Being here has helped me understand better the issues those in need struggle with, and in a deeper sense how it affects every part of their lives.
One of the more interesting articles that emphasizes this holistic affect of poverty is Joe Carter’s “Why Being Poor Is Too Expensive” that uses a recent article “Being Poor is too Expensive” by Eric Ravenscraft as it’s major source.
Carter begins by referring to a movie where a poor african-American family plans a weekend getaway but blows a tire, and then since they don’t have a spare are forced to drive back on the rim.
Not much is made of the event by the characters in the movie, but those who are poor (or have ever been poor) know exactly what it means. If they weren’t able to pay for a small repair like a flat tire they certainly won’t be able to pay for the damage that comes from a bent rim. The car will either be abandoned or be sold for scrap. Either way, it means the same thing: they no longer have a car. Life for them will became just a little bit harder, a slight more miserable.
This idea that the smaller expenses of life being a luxury are explained further
If you’re higher up on the economic ladder you get things fixed, whether tire or teeth, before the repairs become even worse and become more costly. But when you’re poor, even small repairs are more than you can afford. And they lead to catastrophic consequences. It’s not that you’re ignoring a situation or ignorant about the inevitable disastrous outcome. You know it’s a problem and that it’ll be an even bigger problem in the future. There’s just not much you can do about it.
In other words it isn’t that they don’t want to fix the problem…they CAN’T fix the problem.
The article borrows an illustration from Ravenscraft involving transportation.
Transportation has two major hidden costs when you’re poor. First, lots of expensive car repairs are avoidable…if you have money to fix them early on. I used to ignore changing my brake pads for months. My car would start making that familiar squealing noise that indicated I didn’t have much time left before the brake pads were gone. I hated the noise, but I hated overdrafting on my account more. So, I turned the stereo up a little louder and tried to drive less.
Replacing brake pads can cost an average of $145, depending on your car. If I had to spend $145 to change my brake pads (assuming I even had that much in my account), at best I’d wipe out my food budget for the month. At worst, I wouldn’t have enough to pay utilities. So I’d put it off.
Carter finishes his article by encouraging Christians to view poverty in a more personal day-to-day fashion thinking about the small expenses which to them would be luxuries.

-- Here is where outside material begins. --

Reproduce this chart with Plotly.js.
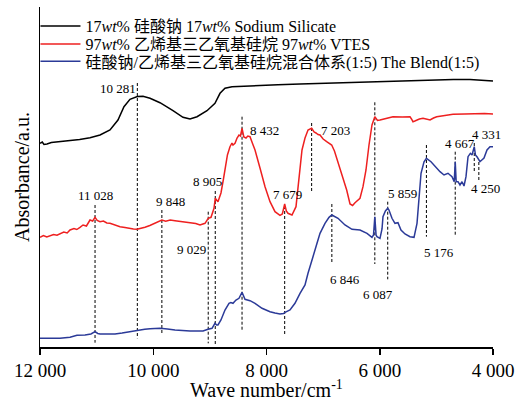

Much of the discussion about poverty in our country tends to focus on the macro level. While it’s important to consider broad, general effects like unemployment or welfare policy, it’s just as essential to consider what we can do on a more personal level. There is so much we Christians can do for the poor, both as individuals and churches, if we simply take the time to find answers to the question, “How can I make life less expensive for the poor?”
On a personal level this article has helped me respond differently to those who visit and ask for things like food, soap, or cooking oil. In the past my American worldview would think about how cheap those things are (oil would be $5, soap maybe $10) and wonder why they couldn’t go buy those things themselves. Now it’s clearer to me how $5 would be much more than spare change for them….it’s a massive amount. May God help me remember what I view as cheap others view as a luxury.